### YOUR TASK
Print the listing in its entirety and exactly, leaving out images.

==============================

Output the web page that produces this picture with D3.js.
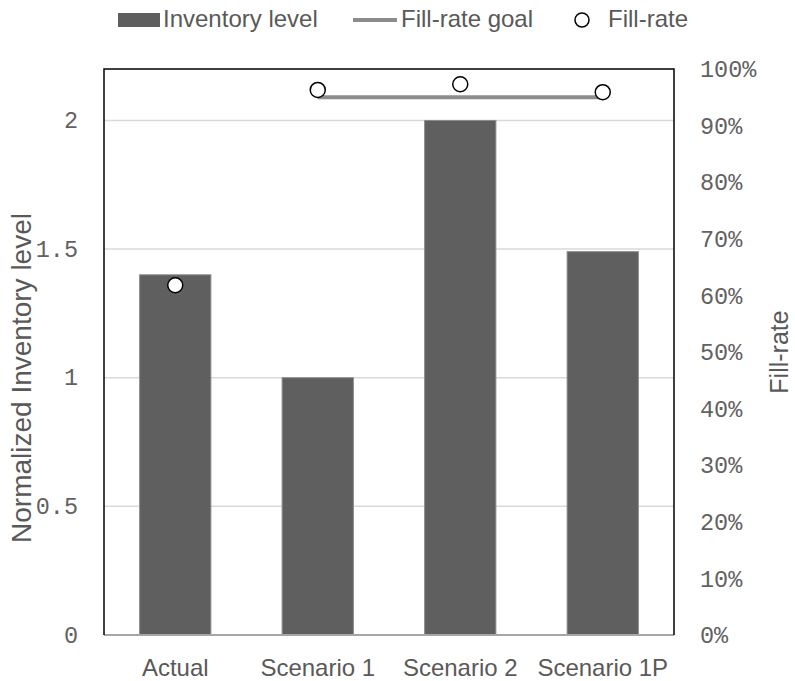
<!DOCTYPE html>
<html>
<head>
<meta charset="utf-8">
<script src="https://d3js.org/d3.v7.min.js"></script>
<style>
  html, body { margin: 0; padding: 0; background: #fff; }
  svg { display: block; }
</style>
</head>
<body>
<svg id="chart" width="795" height="681"></svg>
<script>
// Data
const categories = ["Actual", "Scenario 1", "Scenario 2", "Scenario 1P"];
const inventoryLevel = [1.40, 1.00, 2.00, 1.49];
const fillRate = [0.618, 0.963, 0.973, 0.959];
const fillRateGoal = [null, 0.95, 0.95, 0.95];
const leftTicks = [0, 0.5, 1, 1.5, 2];
const rightTicks = [0, 0.1, 0.2, 0.3, 0.4, 0.5, 0.6, 0.7, 0.8, 0.9, 1.0];

const svg = d3.select("#chart");
const plot = { left: 104, right: 674, top: 69, bottom: 635 };

const textFont = "'Liberation Sans', Arial, sans-serif";
const monoFont = "'Liberation Mono', 'DejaVu Sans Mono', monospace";
const textColor = "#595959";
const tickColor = "#626262";
const barColor = "#5f5f5f";
const goalColor = "#8c8c8c";

const x = d3.scaleBand()
  .domain(categories)
  .range([plot.left, plot.right])
  .paddingInner(0.5)
  .paddingOuter(0.25);

const yLeft = d3.scaleLinear().domain([0, 2.2]).range([plot.bottom, plot.top]);
const yRight = d3.scaleLinear().domain([0, 1]).range([plot.bottom, plot.top]);

const cx = c => x(c) + x.bandwidth() / 2;

// Gridlines
svg.append("g")
  .selectAll("line")
  .data(leftTicks.filter(d => d > 0))
  .join("line")
  .attr("x1", plot.left).attr("x2", plot.right)
  .attr("y1", d => yLeft(d)).attr("y2", d => yLeft(d))
  .attr("stroke", "#d9d9d9")
  .attr("stroke-width", 1.5);

// Bars
svg.append("g")
  .selectAll("rect")
  .data(categories.map((c, i) => ({ c, v: inventoryLevel[i] })))
  .join("rect")
  .attr("x", d => x(d.c))
  .attr("width", x.bandwidth())
  .attr("y", d => yLeft(d.v))
  .attr("height", d => yLeft(0) - yLeft(d.v))
  .attr("fill", barColor)
  .attr("stroke", "#8a8a8a")
  .attr("stroke-width", 1);

// Bottom axis line
svg.append("line")
  .attr("x1", plot.left).attr("x2", plot.right)
  .attr("y1", plot.bottom).attr("y2", plot.bottom)
  .attr("stroke", "#a6a6a6")
  .attr("stroke-width", 2);

// Plot frame (left, top, right)
svg.append("path")
  .attr("d", `M${plot.left},${plot.bottom}V${plot.top}H${plot.right}V${plot.bottom}`)
  .attr("fill", "none")
  .attr("stroke", "#000")
  .attr("stroke-width", 1.5);

// Fill-rate goal line
const goalLine = d3.line()
  .defined(d => d.v != null)
  .x(d => cx(d.c))
  .y(d => yRight(d.v));
svg.append("path")
  .datum(categories.map((c, i) => ({ c, v: fillRateGoal[i] })))
  .attr("d", goalLine)
  .attr("fill", "none")
  .attr("stroke", goalColor)
  .attr("stroke-width", 4);

// Fill-rate markers
svg.append("g")
  .selectAll("circle")
  .data(categories.map((c, i) => ({ c, v: fillRate[i] })))
  .join("circle")
  .attr("cx", d => cx(d.c))
  .attr("cy", d => yRight(d.v))
  .attr("r", 7.5)
  .attr("fill", "#fff")
  .attr("stroke", "#000")
  .attr("stroke-width", 1.5);

// Left axis
const leftAxis = svg.append("g")
  .attr("transform", `translate(${plot.left - 26},0)`)
  .call(d3.axisLeft(yLeft).tickValues(leftTicks).tickSize(0).tickPadding(0)
    .tickFormat(d => String(d)));
leftAxis.select(".domain").remove();
leftAxis.selectAll("text")
  .attr("font-family", monoFont)
  .attr("font-size", 23.5)
  .attr("fill", tickColor)
  .attr("dy", "0.3em");

// Right axis
const rightAxis = svg.append("g")
  .attr("transform", `translate(${plot.right + 26},0)`)
  .call(d3.axisRight(yRight).tickValues(rightTicks).tickSize(0).tickPadding(0)
    .tickFormat(d3.format(".0%")));
rightAxis.select(".domain").remove();
rightAxis.selectAll("text")
  .attr("font-family", monoFont)
  .attr("font-size", 23.5)
  .attr("fill", tickColor)
  .attr("dy", "0.33em");

// Category axis
const xAxis = svg.append("g")
  .attr("transform", `translate(0,${plot.bottom})`)
  .call(d3.axisBottom(x).tickSize(0).tickPadding(0));
xAxis.select(".domain").remove();
xAxis.selectAll("text")
  .attr("font-family", textFont)
  .attr("font-size", 24)
  .attr("fill", textColor)
  .attr("dy", 0)
  .attr("y", 41);

// Axis titles
svg.append("text")
  .attr("transform", `translate(31,378) rotate(-90)`)
  .attr("text-anchor", "middle")
  .attr("font-family", textFont)
  .attr("font-size", 28)
  .attr("fill", textColor)
  .text("Normalized Inventory level");

svg.append("text")
  .attr("transform", `translate(788,352) rotate(-90)`)
  .attr("text-anchor", "middle")
  .attr("font-family", textFont)
  .attr("font-size", 25)
  .attr("fill", textColor)
  .text("Fill-rate");

// Legend
const legend = svg.append("g").attr("font-family", textFont).attr("font-size", 24).attr("fill", textColor);
legend.append("rect")
  .attr("x", 118).attr("y", 13).attr("width", 42).attr("height", 14)
  .attr("fill", barColor);
legend.append("text").attr("x", 163).attr("y", 27).text("Inventory level");
legend.append("line")
  .attr("x1", 353).attr("x2", 397).attr("y1", 20).attr("y2", 20)
  .attr("stroke", goalColor).attr("stroke-width", 4);
legend.append("text").attr("x", 401).attr("y", 27).text("Fill-rate goal");
legend.append("circle")
  .attr("cx", 582).attr("cy", 20).attr("r", 7)
  .attr("fill", "#fff").attr("stroke", "#000").attr("stroke-width", 1.5);
legend.append("text").attr("x", 608).attr("y", 27).text("Fill-rate");
</script>
</body>
</html>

==============================

### COMPLETE OUTPUT
Output the web page that produces this picture with D3.js.
<!DOCTYPE html>
<html>
<head>
<meta charset="utf-8">
<script src="https://d3js.org/d3.v7.min.js"></script>
<style>
  html, body { margin: 0; padding: 0; background: #fff; }
  svg { display: block; }
</style>
</head>
<body>
<svg id="chart" width="795" height="681"></svg>
<script>
// Data
const categories = ["Actual", "Scenario 1", "Scenario 2", "Scenario 1P"];
const inventoryLevel = [1.40, 1.00, 2.00, 1.49];
const fillRate = [0.618, 0.963, 0.973, 0.959];
const fillRateGoal = [null, 0.95, 0.95, 0.95];
const leftTicks = [0, 0.5, 1, 1.5, 2];
const rightTicks = [0, 0.1, 0.2, 0.3, 0.4, 0.5, 0.6, 0.7, 0.8, 0.9, 1.0];

const svg = d3.select("#chart");
const plot = { left: 104, right: 674, top: 69, bottom: 635 };

const textFont = "'Liberation Sans', Arial, sans-serif";
const monoFont = "'Liberation Mono', 'DejaVu Sans Mono', monospace";
const textColor = "#595959";
const tickColor = "#626262";
const barColor = "#5f5f5f";
const goalColor = "#8c8c8c";

const x = d3.scaleBand()
  .domain(categories)
  .range([plot.left, plot.right])
  .paddingInner(0.5)
  .paddingOuter(0.25);

const yLeft = d3.scaleLinear().domain([0, 2.2]).range([plot.bottom, plot.top]);
const yRight = d3.scaleLinear().domain([0, 1]).range([plot.bottom, plot.top]);

const cx = c => x(c) + x.bandwidth() / 2;

// Gridlines
svg.append("g")
  .selectAll("line")
  .data(leftTicks.filter(d => d > 0))
  .join("line")
  .attr("x1", plot.left).attr("x2", plot.right)
  .attr("y1", d => yLeft(d)).attr("y2", d => yLeft(d))
  .attr("stroke", "#d9d9d9")
  .attr("stroke-width", 1.5);

// Bars
svg.append("g")
  .selectAll("rect")
  .data(categories.map((c, i) => ({ c, v: inventoryLevel[i] })))
  .join("rect")
  .attr("x", d => x(d.c))
  .attr("width", x.bandwidth())
  .attr("y", d => yLeft(d.v))
  .attr("height", d => yLeft(0) - yLeft(d.v))
  .attr("fill", barColor)
  .attr("stroke", "#8a8a8a")
  .attr("stroke-width", 1);

// Bottom axis line
svg.append("line")
  .attr("x1", plot.left).attr("x2", plot.right)
  .attr("y1", plot.bottom).attr("y2", plot.bottom)
  .attr("stroke", "#a6a6a6")
  .attr("stroke-width", 2);

// Plot frame (left, top, right)
svg.append("path")
  .attr("d", `M${plot.left},${plot.bottom}V${plot.top}H${plot.right}V${plot.bottom}`)
  .attr("fill", "none")
  .attr("stroke", "#000")
  .attr("stroke-width", 1.5);

// Fill-rate goal line
const goalLine = d3.line()
  .defined(d => d.v != null)
  .x(d => cx(d.c))
  .y(d => yRight(d.v));
svg.append("path")
  .datum(categories.map((c, i) => ({ c, v: fillRateGoal[i] })))
  .attr("d", goalLine)
  .attr("fill", "none")
  .attr("stroke", goalColor)
  .attr("stroke-width", 4);

// Fill-rate markers
svg.append("g")
  .selectAll("circle")
  .data(categories.map((c, i) => ({ c, v: fillRate[i] })))
  .join("circle")
  .attr("cx", d => cx(d.c))
  .attr("cy", d => yRight(d.v))
  .attr("r", 7.5)
  .attr("fill", "#fff")
  .attr("stroke", "#000")
  .attr("stroke-width", 1.5);

// Left axis
const leftAxis = svg.append("g")
  .attr("transform", `translate(${plot.left - 26},0)`)
  .call(d3.axisLeft(yLeft).tickValues(leftTicks).tickSize(0).tickPadding(0)
    .tickFormat(d => String(d)));
leftAxis.select(".domain").remove();
leftAxis.selectAll("text")
  .attr("font-family", monoFont)
  .attr("font-size", 23.5)
  .attr("fill", tickColor)
  .attr("dy", "0.3em");

// Right axis
const rightAxis = svg.append("g")
  .attr("transform", `translate(${plot.right + 26},0)`)
  .call(d3.axisRight(yRight).tickValues(rightTicks).tickSize(0).tickPadding(0)
    .tickFormat(d3.format(".0%")));
rightAxis.select(".domain").remove();
rightAxis.selectAll("text")
  .attr("font-family", monoFont)
  .attr("font-size", 23.5)
  .attr("fill", tickColor)
  .attr("dy", "0.33em");

// Category axis
const xAxis = svg.append("g")
  .attr("transform", `translate(0,${plot.bottom})`)
  .call(d3.axisBottom(x).tickSize(0).tickPadding(0));
xAxis.select(".domain").remove();
xAxis.selectAll("text")
  .attr("font-family", textFont)
  .attr("font-size", 24)
  .attr("fill", textColor)
  .attr("dy", 0)
  .attr("y", 41);

// Axis titles
svg.append("text")
  .attr("transform", `translate(31,378) rotate(-90)`)
  .attr("text-anchor", "middle")
  .attr("font-family", textFont)
  .attr("font-size", 28)
  .attr("fill", textColor)
  .text("Normalized Inventory level");

svg.append("text")
  .attr("transform", `translate(788,352) rotate(-90)`)
  .attr("text-anchor", "middle")
  .attr("font-family", textFont)
  .attr("font-size", 25)
  .attr("fill", textColor)
  .text("Fill-rate");

// Legend
const legend = svg.append("g").attr("font-family", textFont).attr("font-size", 24).attr("fill", textColor);
legend.append("rect")
  .attr("x", 118).attr("y", 13).attr("width", 42).attr("height", 14)
  .attr("fill", barColor);
legend.append("text").attr("x", 163).attr("y", 27).text("Inventory level");
legend.append("line")
  .attr("x1", 353).attr("x2", 397).attr("y1", 20).attr("y2", 20)
  .attr("stroke", goalColor).attr("stroke-width", 4);
legend.append("text").attr("x", 401).attr("y", 27).text("Fill-rate goal");
legend.append("circle")
  .attr("cx", 582).attr("cy", 20).attr("r", 7)
  .attr("fill", "#fff").attr("stroke", "#000").attr("stroke-width", 1.5);
legend.append("text").attr("x", 608).attr("y", 27).text("Fill-rate");
</script>
</body>
</html>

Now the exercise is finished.